Task description - Print the lines of the listing below verbatim from its first line through the line bearing "const seriesNames = ['Saltiphone', 'Wenglor', 'SANTRI'];". Any pictures are to be omitted.
⁂
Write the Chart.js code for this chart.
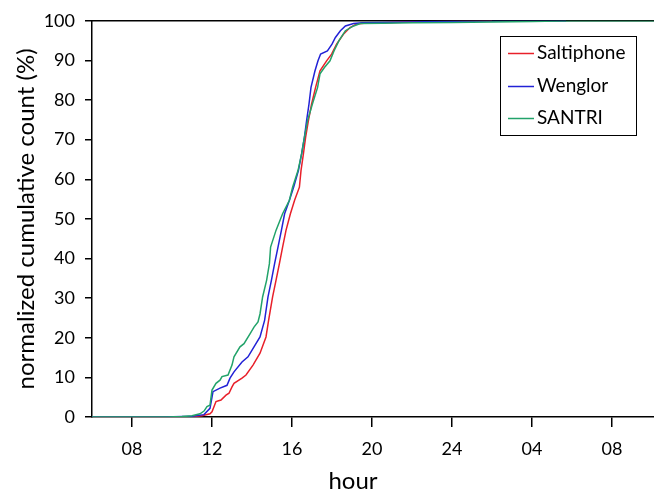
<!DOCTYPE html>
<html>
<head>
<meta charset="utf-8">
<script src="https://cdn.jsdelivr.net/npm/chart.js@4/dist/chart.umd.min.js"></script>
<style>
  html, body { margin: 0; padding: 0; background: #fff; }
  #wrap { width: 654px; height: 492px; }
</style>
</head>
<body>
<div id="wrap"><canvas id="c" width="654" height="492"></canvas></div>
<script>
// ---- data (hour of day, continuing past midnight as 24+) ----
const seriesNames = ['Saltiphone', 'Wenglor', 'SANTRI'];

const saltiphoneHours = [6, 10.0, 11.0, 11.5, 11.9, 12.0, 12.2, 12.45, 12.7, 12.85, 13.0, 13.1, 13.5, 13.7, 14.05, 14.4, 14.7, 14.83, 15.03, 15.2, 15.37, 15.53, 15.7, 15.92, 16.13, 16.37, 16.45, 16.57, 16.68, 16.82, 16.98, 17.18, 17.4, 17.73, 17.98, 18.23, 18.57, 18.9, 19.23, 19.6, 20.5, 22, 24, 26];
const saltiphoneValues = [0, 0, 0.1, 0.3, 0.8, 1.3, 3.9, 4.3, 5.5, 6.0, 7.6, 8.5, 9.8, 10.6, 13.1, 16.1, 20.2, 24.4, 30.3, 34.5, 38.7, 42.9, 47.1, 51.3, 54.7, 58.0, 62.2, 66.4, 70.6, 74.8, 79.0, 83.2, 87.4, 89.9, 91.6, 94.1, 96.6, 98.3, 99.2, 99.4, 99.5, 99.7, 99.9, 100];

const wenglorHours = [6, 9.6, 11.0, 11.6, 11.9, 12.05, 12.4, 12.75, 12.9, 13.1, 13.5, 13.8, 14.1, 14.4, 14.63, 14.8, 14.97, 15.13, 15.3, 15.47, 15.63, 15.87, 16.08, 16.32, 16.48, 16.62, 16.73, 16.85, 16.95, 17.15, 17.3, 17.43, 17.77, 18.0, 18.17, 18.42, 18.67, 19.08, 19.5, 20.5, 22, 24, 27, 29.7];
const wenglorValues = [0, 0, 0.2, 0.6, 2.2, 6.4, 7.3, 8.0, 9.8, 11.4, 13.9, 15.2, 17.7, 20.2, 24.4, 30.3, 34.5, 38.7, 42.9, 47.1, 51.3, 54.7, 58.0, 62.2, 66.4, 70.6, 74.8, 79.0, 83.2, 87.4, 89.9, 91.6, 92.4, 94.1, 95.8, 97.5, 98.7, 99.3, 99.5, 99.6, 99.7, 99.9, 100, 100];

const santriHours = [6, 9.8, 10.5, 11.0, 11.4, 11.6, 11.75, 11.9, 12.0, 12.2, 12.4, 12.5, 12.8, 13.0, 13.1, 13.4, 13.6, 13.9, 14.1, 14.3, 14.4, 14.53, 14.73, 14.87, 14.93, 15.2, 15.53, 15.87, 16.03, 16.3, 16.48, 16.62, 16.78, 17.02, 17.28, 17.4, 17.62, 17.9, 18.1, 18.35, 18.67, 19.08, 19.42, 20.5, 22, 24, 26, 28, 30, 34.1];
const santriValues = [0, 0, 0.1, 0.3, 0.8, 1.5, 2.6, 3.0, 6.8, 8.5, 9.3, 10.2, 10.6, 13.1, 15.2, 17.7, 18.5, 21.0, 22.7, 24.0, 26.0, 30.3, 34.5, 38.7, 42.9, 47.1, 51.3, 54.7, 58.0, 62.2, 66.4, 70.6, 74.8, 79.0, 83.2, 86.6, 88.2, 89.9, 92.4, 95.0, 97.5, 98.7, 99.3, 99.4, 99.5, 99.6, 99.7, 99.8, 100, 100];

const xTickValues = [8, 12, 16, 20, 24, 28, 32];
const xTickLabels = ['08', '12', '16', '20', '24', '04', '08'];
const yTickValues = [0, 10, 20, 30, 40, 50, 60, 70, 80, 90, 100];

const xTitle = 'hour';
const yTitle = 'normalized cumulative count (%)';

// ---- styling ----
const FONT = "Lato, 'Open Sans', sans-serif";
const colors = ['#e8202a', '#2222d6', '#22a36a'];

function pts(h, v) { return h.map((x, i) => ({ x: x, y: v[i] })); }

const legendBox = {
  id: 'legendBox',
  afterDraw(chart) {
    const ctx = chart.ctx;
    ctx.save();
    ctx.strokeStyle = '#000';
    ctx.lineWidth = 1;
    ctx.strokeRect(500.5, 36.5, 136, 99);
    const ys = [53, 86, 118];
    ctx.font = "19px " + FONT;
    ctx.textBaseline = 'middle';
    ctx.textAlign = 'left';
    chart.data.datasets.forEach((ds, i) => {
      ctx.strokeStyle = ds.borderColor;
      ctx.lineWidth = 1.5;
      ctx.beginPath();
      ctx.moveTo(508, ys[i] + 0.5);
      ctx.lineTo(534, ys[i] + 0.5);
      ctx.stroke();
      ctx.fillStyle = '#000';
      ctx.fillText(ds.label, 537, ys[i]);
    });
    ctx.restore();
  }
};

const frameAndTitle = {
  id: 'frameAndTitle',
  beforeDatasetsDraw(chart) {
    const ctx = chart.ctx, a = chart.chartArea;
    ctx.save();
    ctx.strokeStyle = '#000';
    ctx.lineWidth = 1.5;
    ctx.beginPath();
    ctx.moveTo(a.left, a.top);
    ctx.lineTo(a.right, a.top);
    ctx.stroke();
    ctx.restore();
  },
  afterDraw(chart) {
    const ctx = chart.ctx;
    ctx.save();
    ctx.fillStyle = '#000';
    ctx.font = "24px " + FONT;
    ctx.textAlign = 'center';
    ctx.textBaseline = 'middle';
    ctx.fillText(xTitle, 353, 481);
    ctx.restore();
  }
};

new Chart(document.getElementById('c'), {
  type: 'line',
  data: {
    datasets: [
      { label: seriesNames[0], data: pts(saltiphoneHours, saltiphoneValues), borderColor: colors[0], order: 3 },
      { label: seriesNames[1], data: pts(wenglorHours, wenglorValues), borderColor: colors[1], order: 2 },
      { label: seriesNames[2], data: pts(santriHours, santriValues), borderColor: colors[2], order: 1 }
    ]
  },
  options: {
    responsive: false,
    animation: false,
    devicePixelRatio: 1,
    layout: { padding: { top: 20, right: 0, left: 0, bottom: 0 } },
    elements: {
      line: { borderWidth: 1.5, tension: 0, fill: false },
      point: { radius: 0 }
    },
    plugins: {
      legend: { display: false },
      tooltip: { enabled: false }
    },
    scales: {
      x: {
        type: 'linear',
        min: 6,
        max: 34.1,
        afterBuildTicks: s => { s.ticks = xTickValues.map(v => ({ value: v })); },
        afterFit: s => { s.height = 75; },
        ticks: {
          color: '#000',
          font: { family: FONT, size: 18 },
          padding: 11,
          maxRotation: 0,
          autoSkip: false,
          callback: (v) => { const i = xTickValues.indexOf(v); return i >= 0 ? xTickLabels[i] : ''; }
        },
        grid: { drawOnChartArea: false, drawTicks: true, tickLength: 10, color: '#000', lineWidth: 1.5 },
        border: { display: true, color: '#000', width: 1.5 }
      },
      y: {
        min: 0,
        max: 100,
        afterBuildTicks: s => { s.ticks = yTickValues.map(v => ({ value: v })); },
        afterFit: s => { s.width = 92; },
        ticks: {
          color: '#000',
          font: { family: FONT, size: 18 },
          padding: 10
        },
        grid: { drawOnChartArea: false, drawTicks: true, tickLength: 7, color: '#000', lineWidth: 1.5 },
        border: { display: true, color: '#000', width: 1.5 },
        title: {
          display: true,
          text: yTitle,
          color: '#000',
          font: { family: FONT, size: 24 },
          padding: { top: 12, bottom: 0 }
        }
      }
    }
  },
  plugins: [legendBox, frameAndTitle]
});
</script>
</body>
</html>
⁂
Final result -
Write the Chart.js code for this chart.
<!DOCTYPE html>
<html>
<head>
<meta charset="utf-8">
<script src="https://cdn.jsdelivr.net/npm/chart.js@4/dist/chart.umd.min.js"></script>
<style>
  html, body { margin: 0; padding: 0; background: #fff; }
  #wrap { width: 654px; height: 492px; }
</style>
</head>
<body>
<div id="wrap"><canvas id="c" width="654" height="492"></canvas></div>
<script>
// ---- data (hour of day, continuing past midnight as 24+) ----
const seriesNames = ['Saltiphone', 'Wenglor', 'SANTRI'];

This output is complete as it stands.